As exciting as it was to move from buckets, to oddjob, to our own apartment sized washing machine, all good things must come to an end.
As such, I was unimpressed the morning when we switched on the machine, it agitated briefly, and then died. Apparently agitation is contagious, as it spread to me immediately.
I tried running it on the inverter (which it hadn’t done previously), and then back on the generator. Then by itself, then with a different cord. But no go.
I left it unplugged overnight and then plugged it back in. That was more exciting – it agitated briefly, and then died.
I again left it unplugged for a number of hours, but this time it was not to be revived.
We managed to drain the water out the back door. I popped the back cover off and saw no user-serviceable parts or fuses or breakers or anything useful for a tinkerer.
Loading it up and taking it to General Appliance down in the city saved me on what would likely have been an expensive in-house service call. The next day they called back – $250.00 for the part, plus labour, less the $50.00 sunk cost I had already paid just for them to examine it. I told them I would think about it, and then went online to check my options.
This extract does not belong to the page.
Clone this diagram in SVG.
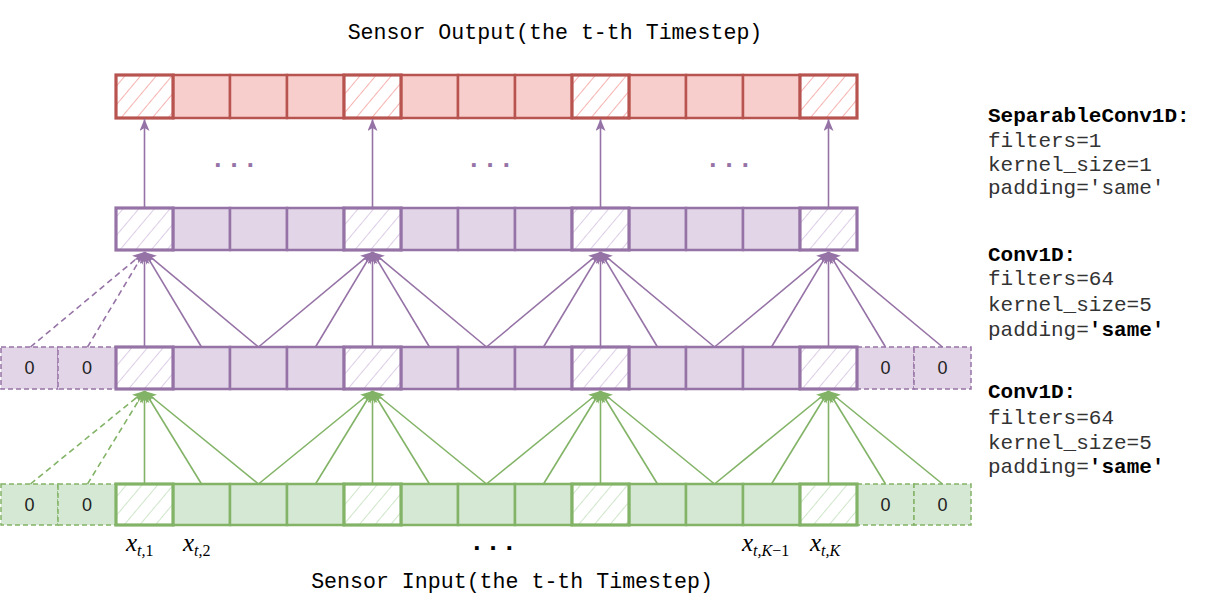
<svg xmlns="http://www.w3.org/2000/svg" width="1208" height="605" viewBox="0 0 1208 605">
<style>
.mono{font-family:"Liberation Mono","Courier New",monospace;font-size:21px;fill:#333}
.ttl{font-size:21.6px;fill:#000;text-anchor:middle}
.hdr{font-weight:bold;fill:#000}
.b{font-weight:bold;fill:#000}
.zero{font-family:"Liberation Sans",Arial,sans-serif;font-size:18px;fill:#222;text-anchor:middle}
.mx{font-family:"Liberation Serif","Times New Roman",serif;font-style:italic;font-size:25px;fill:#000}
.sub{font-size:16px}
.up{font-style:normal}
.dots{font-family:"Liberation Mono","Courier New",monospace;font-weight:bold;font-size:26px;letter-spacing:0.6px}
.rc{fill:#f8cecc;stroke:#b85450;stroke-width:2.5}
.rh{fill:url(#hr);stroke:#b85450;stroke-width:3.2}
.pc{fill:#e1d5e7;stroke:#9673a6;stroke-width:2.5}
.ph{fill:url(#hp);stroke:#9673a6;stroke-width:3.2}
.pz{fill:#e1d5e7;stroke:#9673a6;stroke-width:1.5;stroke-dasharray:5 3}
.gc{fill:#d5e8d4;stroke:#82b366;stroke-width:2.5}
.gh{fill:url(#hg);stroke:#82b366;stroke-width:3.2}
.gz{fill:#d5e8d4;stroke:#82b366;stroke-width:1.5;stroke-dasharray:5 3}
.pl{stroke:#9673a6;stroke-width:1.6;fill:none;marker-end:url(#ap)}
.gl{stroke:#82b366;stroke-width:1.6;fill:none;marker-end:url(#ag)}
.dash{stroke-dasharray:6 4}
</style>
<defs>
<pattern id="hr" patternUnits="userSpaceOnUse" width="12" height="12" patternTransform="rotate(40)">
<rect width="12" height="12" fill="#fff"/><line x1="0" y1="0" x2="0" y2="12" stroke="#f5b3b0" stroke-width="2"/>
</pattern>
<pattern id="hp" patternUnits="userSpaceOnUse" width="12" height="12" patternTransform="rotate(40)">
<rect width="12" height="12" fill="#fff"/><line x1="0" y1="0" x2="0" y2="12" stroke="#dccde6" stroke-width="2"/>
</pattern>
<pattern id="hg" patternUnits="userSpaceOnUse" width="12" height="12" patternTransform="rotate(40)">
<rect width="12" height="12" fill="#fff"/><line x1="0" y1="0" x2="0" y2="12" stroke="#cfe6ca" stroke-width="2"/>
</pattern>
<marker id="ap" markerUnits="userSpaceOnUse" markerWidth="13" markerHeight="11" refX="12" refY="5" orient="auto">
<path d="M0,0 L12,5 L0,10 L3,5 z" fill="#9673a6"/>
</marker>
<marker id="ag" markerUnits="userSpaceOnUse" markerWidth="13" markerHeight="11" refX="12" refY="5" orient="auto">
<path d="M0,0 L12,5 L0,10 L3,5 z" fill="#82b366"/>
</marker>
</defs>

<!-- Titles -->
<text class="mono ttl" x="555" y="39">Sensor Output(the t-th Timestep)</text>
<text class="mono ttl" x="512" y="588">Sensor Input(the t-th Timestep)</text>

<!-- Red output row -->
<g id="out-row">
<rect class="rc" x="173" y="75" width="57" height="43"/>
<rect class="rc" x="230" y="75" width="57" height="43"/>
<rect class="rc" x="287" y="75" width="57" height="43"/>
<rect class="rc" x="401" y="75" width="57" height="43"/>
<rect class="rc" x="458" y="75" width="57" height="43"/>
<rect class="rc" x="515" y="75" width="57" height="43"/>
<rect class="rc" x="629" y="75" width="57" height="43"/>
<rect class="rc" x="686" y="75" width="57" height="43"/>
<rect class="rc" x="743" y="75" width="57" height="43"/>
<g id="out-0"><rect class="rh" x="116" y="75" width="57" height="43"/></g>
<g id="out-4"><rect class="rh" x="344" y="75" width="57" height="43"/></g>
<g id="out-8"><rect class="rh" x="572" y="75" width="57" height="43"/></g>
<g id="out-12"><rect class="rh" x="800" y="75" width="57" height="43"/></g>
</g>

<!-- Purple top row -->
<g id="conv2-row">
<rect class="pc" x="173" y="208" width="57" height="42"/>
<rect class="pc" x="230" y="208" width="57" height="42"/>
<rect class="pc" x="287" y="208" width="57" height="42"/>
<rect class="pc" x="401" y="208" width="57" height="42"/>
<rect class="pc" x="458" y="208" width="57" height="42"/>
<rect class="pc" x="515" y="208" width="57" height="42"/>
<rect class="pc" x="629" y="208" width="57" height="42"/>
<rect class="pc" x="686" y="208" width="57" height="42"/>
<rect class="pc" x="743" y="208" width="57" height="42"/>
<g id="conv2-0"><rect class="ph" x="116" y="208" width="57" height="42"/></g>
<g id="conv2-4"><rect class="ph" x="344" y="208" width="57" height="42"/></g>
<g id="conv2-8"><rect class="ph" x="572" y="208" width="57" height="42"/></g>
<g id="conv2-12"><rect class="ph" x="800" y="208" width="57" height="42"/></g>
</g>

<!-- Purple middle row -->
<g id="conv1-row">
<g id="conv1-pad-l1"><rect class="pz" x="1" y="347" width="57" height="42"/><text class="zero" x="29.5" y="374">0</text></g>
<g id="conv1-pad-l2"><rect class="pz" x="58" y="347" width="58" height="42"/><text class="zero" x="87" y="374">0</text></g>
<g id="conv1-pad-r1"><rect class="pz" x="857" y="347" width="57" height="42"/><text class="zero" x="885.5" y="374">0</text></g>
<g id="conv1-pad-r2"><rect class="pz" x="914" y="347" width="57" height="42"/><text class="zero" x="942.5" y="374">0</text></g>
<rect class="pc" x="173" y="347" width="57" height="42"/>
<rect class="pc" x="230" y="347" width="57" height="42"/>
<rect class="pc" x="287" y="347" width="57" height="42"/>
<rect class="pc" x="401" y="347" width="57" height="42"/>
<rect class="pc" x="458" y="347" width="57" height="42"/>
<rect class="pc" x="515" y="347" width="57" height="42"/>
<rect class="pc" x="629" y="347" width="57" height="42"/>
<rect class="pc" x="686" y="347" width="57" height="42"/>
<rect class="pc" x="743" y="347" width="57" height="42"/>
<g id="conv1-0"><rect class="ph" x="116" y="347" width="57" height="42"/></g>
<g id="conv1-4"><rect class="ph" x="344" y="347" width="57" height="42"/></g>
<g id="conv1-8"><rect class="ph" x="572" y="347" width="57" height="42"/></g>
<g id="conv1-12"><rect class="ph" x="800" y="347" width="57" height="42"/></g>
</g>

<!-- Green input row -->
<g id="input-row">
<g id="in-pad-l1"><rect class="gz" x="1" y="484" width="57" height="41"/><text class="zero" x="29.5" y="511">0</text></g>
<g id="in-pad-l2"><rect class="gz" x="58" y="484" width="58" height="41"/><text class="zero" x="87" y="511">0</text></g>
<g id="in-pad-r1"><rect class="gz" x="857" y="484" width="57" height="41"/><text class="zero" x="885.5" y="511">0</text></g>
<g id="in-pad-r2"><rect class="gz" x="914" y="484" width="57" height="41"/><text class="zero" x="942.5" y="511">0</text></g>
<rect class="gc" x="173" y="484" width="57" height="41"/>
<rect class="gc" x="230" y="484" width="57" height="41"/>
<rect class="gc" x="287" y="484" width="57" height="41"/>
<rect class="gc" x="401" y="484" width="57" height="41"/>
<rect class="gc" x="458" y="484" width="57" height="41"/>
<rect class="gc" x="515" y="484" width="57" height="41"/>
<rect class="gc" x="629" y="484" width="57" height="41"/>
<rect class="gc" x="686" y="484" width="57" height="41"/>
<rect class="gc" x="743" y="484" width="57" height="41"/>
<g id="in-0"><rect class="gh" x="116" y="484" width="57" height="41"/></g>
<g id="in-4"><rect class="gh" x="344" y="484" width="57" height="41"/></g>
<g id="in-8"><rect class="gh" x="572" y="484" width="57" height="41"/></g>
<g id="in-12"><rect class="gh" x="800" y="484" width="57" height="41"/></g>
</g>

<!-- Connectors -->
<g id="connectors">
<line class="pl" x1="144.5" y1="208" x2="144.5" y2="119"/>
<line class="pl" x1="372.5" y1="208" x2="372.5" y2="119"/>
<line class="pl" x1="600.5" y1="208" x2="600.5" y2="119"/>
<line class="pl" x1="828.5" y1="208" x2="828.5" y2="119"/>
<line class="pl dash" x1="30.5" y1="347" x2="144.5" y2="252"/>
<line class="pl dash" x1="87.5" y1="347" x2="144.5" y2="252"/>
<line class="pl" x1="144.5" y1="347" x2="144.5" y2="252"/>
<line class="pl" x1="201.5" y1="347" x2="144.5" y2="252"/>
<line class="pl" x1="258.5" y1="347" x2="144.5" y2="252"/>
<line class="pl" x1="258.5" y1="347" x2="372.5" y2="252"/>
<line class="pl" x1="315.5" y1="347" x2="372.5" y2="252"/>
<line class="pl" x1="372.5" y1="347" x2="372.5" y2="252"/>
<line class="pl" x1="429.5" y1="347" x2="372.5" y2="252"/>
<line class="pl" x1="486.5" y1="347" x2="372.5" y2="252"/>
<line class="pl" x1="486.5" y1="347" x2="600.5" y2="252"/>
<line class="pl" x1="543.5" y1="347" x2="600.5" y2="252"/>
<line class="pl" x1="600.5" y1="347" x2="600.5" y2="252"/>
<line class="pl" x1="657.5" y1="347" x2="600.5" y2="252"/>
<line class="pl" x1="714.5" y1="347" x2="600.5" y2="252"/>
<line class="pl" x1="714.5" y1="347" x2="828.5" y2="252"/>
<line class="pl" x1="771.5" y1="347" x2="828.5" y2="252"/>
<line class="pl" x1="828.5" y1="347" x2="828.5" y2="252"/>
<line class="pl" x1="885.5" y1="347" x2="828.5" y2="252"/>
<line class="pl" x1="942.5" y1="347" x2="828.5" y2="252"/>
<line class="gl dash" x1="30.5" y1="484" x2="144.5" y2="391"/>
<line class="gl dash" x1="87.5" y1="484" x2="144.5" y2="391"/>
<line class="gl" x1="144.5" y1="484" x2="144.5" y2="391"/>
<line class="gl" x1="201.5" y1="484" x2="144.5" y2="391"/>
<line class="gl" x1="258.5" y1="484" x2="144.5" y2="391"/>
<line class="gl" x1="258.5" y1="484" x2="372.5" y2="391"/>
<line class="gl" x1="315.5" y1="484" x2="372.5" y2="391"/>
<line class="gl" x1="372.5" y1="484" x2="372.5" y2="391"/>
<line class="gl" x1="429.5" y1="484" x2="372.5" y2="391"/>
<line class="gl" x1="486.5" y1="484" x2="372.5" y2="391"/>
<line class="gl" x1="486.5" y1="484" x2="600.5" y2="391"/>
<line class="gl" x1="543.5" y1="484" x2="600.5" y2="391"/>
<line class="gl" x1="600.5" y1="484" x2="600.5" y2="391"/>
<line class="gl" x1="657.5" y1="484" x2="600.5" y2="391"/>
<line class="gl" x1="714.5" y1="484" x2="600.5" y2="391"/>
<line class="gl" x1="714.5" y1="484" x2="828.5" y2="391"/>
<line class="gl" x1="771.5" y1="484" x2="828.5" y2="391"/>
<line class="gl" x1="828.5" y1="484" x2="828.5" y2="391"/>
<line class="gl" x1="885.5" y1="484" x2="828.5" y2="391"/>
<line class="gl" x1="942.5" y1="484" x2="828.5" y2="391"/>
</g>

<!-- Ellipses -->
<g id="ellipses" class="dots" fill="#9673a6">
<text x="210" y="167">...</text>
<text x="466" y="167">...</text>
<text x="705" y="167">...</text>
<text x="469" y="550" fill="#000">...</text>
</g>

<!-- x labels -->
<g id="x-labels">
<text class="mx" x="126" y="551">x<tspan class="sub" dy="5">t,<tspan class="up">1</tspan></tspan></text>
<text class="mx" x="183" y="551">x<tspan class="sub" dy="5">t,<tspan class="up">2</tspan></tspan></text>
<text class="mx" x="742" y="551">x<tspan class="sub" dy="5">t,K<tspan class="up">−1</tspan></tspan></text>
<text class="mx" x="810" y="551">x<tspan class="sub" dy="5">t,K</tspan></text>
</g>

<!-- Layer descriptions -->
<g id="layer-labels" class="mono">
<text x="988" y="122" class="hdr">SeparableConv1D:</text>
<text x="988" y="147">filters=1</text>
<text x="988" y="171">kernel_size=1</text>
<text x="988" y="194">padding='same'</text>
<text x="988" y="261" class="hdr">Conv1D:</text>
<text x="988" y="285">filters=64</text>
<text x="988" y="311">kernel_size=5</text>
<text x="988" y="336">padding=<tspan class="b">'same'</tspan></text>
<text x="988" y="398" class="hdr">Conv1D:</text>
<text x="988" y="424">filters=64</text>
<text x="988" y="449">kernel_size=5</text>
<text x="988" y="473">padding=<tspan class="b">'same'</tspan></text>
</g>
</svg>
I knew I wanted something small and simple – that’s my current style. I was all over Future Shop and Home Depot’s websites, looking at their offerings. Nothing seemed to be available without special order, and even then, it was almost as expensive as a full sized unit!
I’m not sure how it happened, but eventually I found this Panda Washing Machine with a Spin Dryer. It cost less than repairing the old one, even with taxes and shipping!
It took me two days to convince Donna to at least let me try ordering it, and on Friday morning I was able to close the deal. I suspect it was going back to this that helped convince her to order promptly :).
Amazingly, it arrived on Wednesday, and I excitedly retrieved it from the back of the car and brought it to the yurts.
We set it up where the old washer had been, and with its reduced size, it made the back yurt seem even larger than before!
We put in some underwear and dish towels, some soap nuts, and then poured in a bucket of water. I was delighted to see that it agitated just fine!
Two pairs of jeans was too much for it though. You do have to be cautious about overloading it. This is more difficult when you have to carry in all the water you plan on using – you are always trying to see if you can make it wash more in fewer, smaller loads. This will likely be less of an issue when we have it plumbed in to a larger water supply.
The spinner is really great. I wouldn’t even say the clothes come out damp. Somewhere between damp and dry. They can dry really quickly on the line after being spun out.
For the first few days we had it draining back into empty buckets, which I then carried outside to dump. I was a bit annoyed that it took me so long to realize I could just put its drain hose out the same hole as the previously existing drain hose. It even fit nearly perfectly!
We really like the fact that it is so simple to use and that there is actually more interaction – we know better what is happening. You can actually lift the lid while it is agitating and see if the clothes are tumbling well. This also allows you to gauge just how dirty the water is becoming.
Same for the rinse which is essentially another wash cycle that you don’t add soap to – you can observe the water before deciding to pump it out. This would also give you a future option to use it as a sort of “suds saver” feature – and reuse cleanish rinse water on a second load of heavily soiled items.
One feature that I super appreciate is that without complicated electronics or motors, it runs flawlessly on our modified sine wave inverter, and at a very manageable draw in amps – I believe that in full sun, our solar panels can keep up with it, meaning that on sunny days we don’t even draw down the battery bank to do laundry!
Donna and I discussed this morning how it would not be able to wash our mats or quilts – we’ll likely have to relegate those to an occasional trip to the city laundromat, or perhaps some vigorous work in a large tub. But otherwise, after a week, we’re still going strong with this little machine.